Clashes Continue in Damascus Suburbs as Government Moves to End Siege
Fierce clashes continued in the Eastern Ghouta suburbs of Damascus on Thursday as pro-government forces pushed to free dozens of Syrian troops besieged by rebels at a military installation, a war monitor reported.
The United Kingdom-based Syrian Observatory for Human Rights (SOHR) said that heavy fighting broke out as Syrian troops and allied fighters moved to end a rebel siege of the Military Vehicles Administration in Harasta suburb.
Insurgents had widened their control over the installation on Sunday, trapping some 200 Syrian soldiers inside the facility, Reuters said this week.
According to the SOHR, clashes around the military bases were accompanied by relentless government shelling.
The monitoring group said that at least 76 rebels have been killed in fighting with government forces since last Friday; at least 48 pro-government fighters were killed in the same period.
Meanwhile, the government has escalated its airstrike campaign against the Eastern Ghouta suburbs, as battles drag on.

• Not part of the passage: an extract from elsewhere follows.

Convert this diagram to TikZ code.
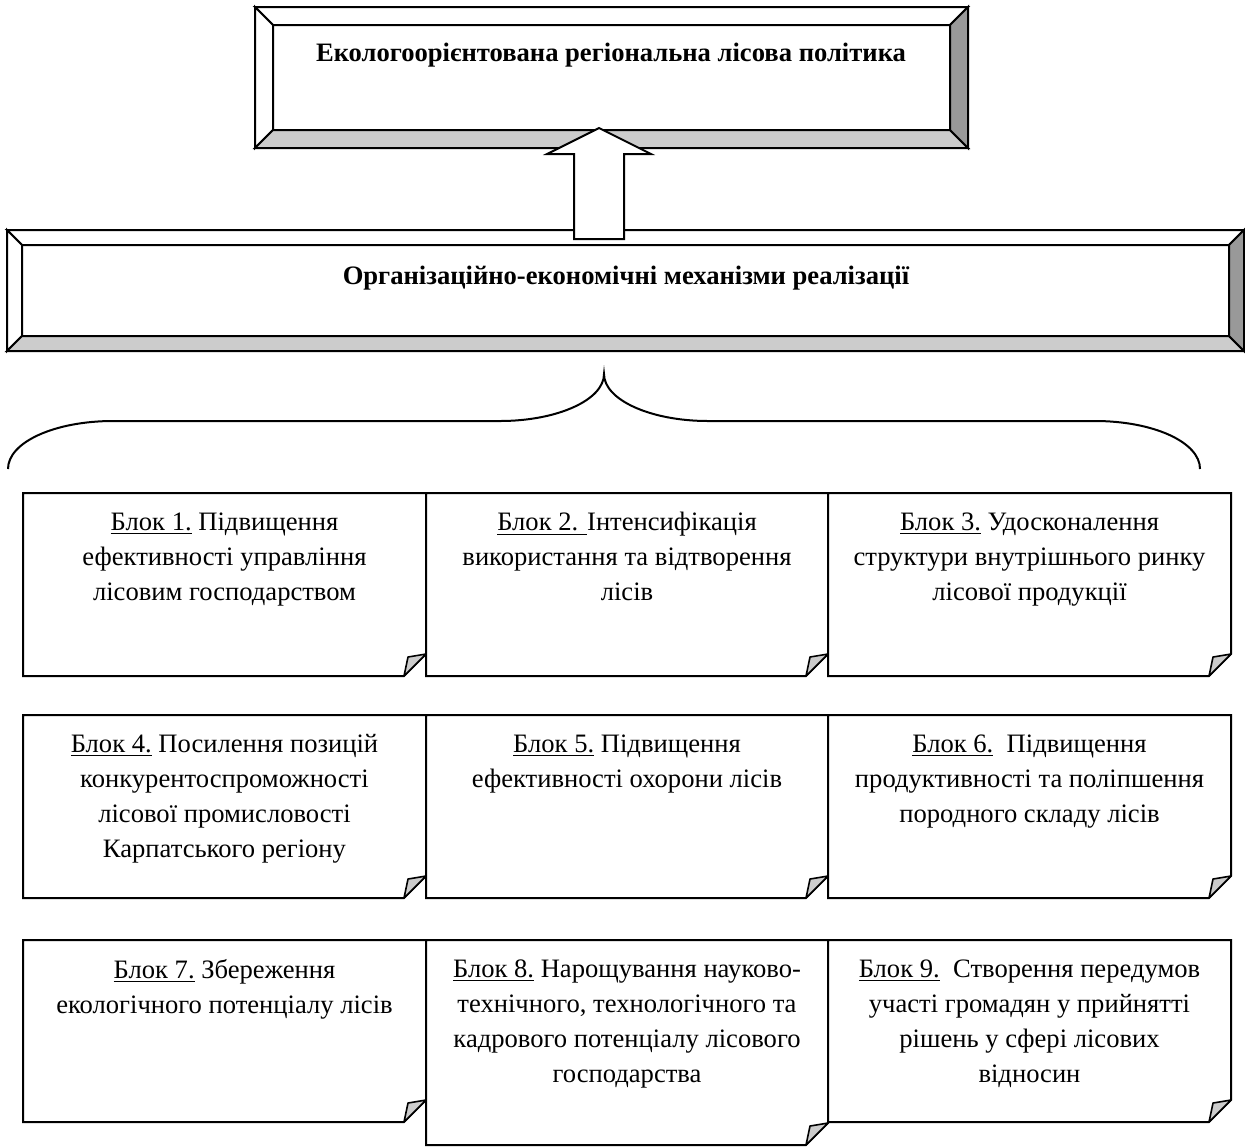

Syrian Government Pushes Deeper Into Idlib
Pro-government forces have pushed deeper into the only province in Syria under complete opposition control.
The Syrian army and allied forces drove insurgent rebels, including the al-Qaida-linked Hayat Tahrir al-Sham alliance, from around 10 towns and villages in Idlib’s southeastern countryside on Thursday, according to the SOHR.
Government forces are now just 2.5 miles (4 km) away from the strategic town of Sinjar in eastern Idlib. The SOHR said Sinjar is important because it can be used by pro-government forces to launch future operations in the Idlib countryside.
The government’s push in Idlib coincides with intensified airstrikes and artillery attacks. Citing rescue workers, Reuters said on Thursday that at least 50 civilians have been killed in the last 20 days of stepped-up aerial strikes on residential areas.
“There have been at least six major massacres perpetrated by Russia in indiscriminate bombing of cities and towns with thousands fleeing their homes in the last two weeks,” Mustafa al Haj Yousef, the head of Idlib’s Civil Defense, told the agency.
Russia Acknowledges Death of Servicemen
Russia on Thursday confirmed that two of its servicemen had been killed in a rebel attack on one of its bases on Dec. 31, but denied reports that the offensive destroyed seven aircraft, Agence France-Presse reported.
“As darkness fell, the Hmeimim air base was subjected to sudden mortar shelling from a mobile group of militants. As a result, two servicemen were killed,” Russia’s defense ministry said in a statement cited by AFP.
The statement comes after Kommersant, a Russian daily, published a report alleging that rebel shelling of Russia’s Hmeimim airbase on New Year’s Eve had destroyed seven warplanes and injured 10 Russian servicemen.
Moscow dismissed the Kommersant report as “fake,” AFP said.
Earlier on Wednesday, Moscow announced that two Russian pilots died when their helicopter crashed, also on Dec. 31, because of a technical failure, AFP said.
“With four fatalities this is one of the deadliest single days for the Russian army in Syria since it entered the conflict,” AFP said.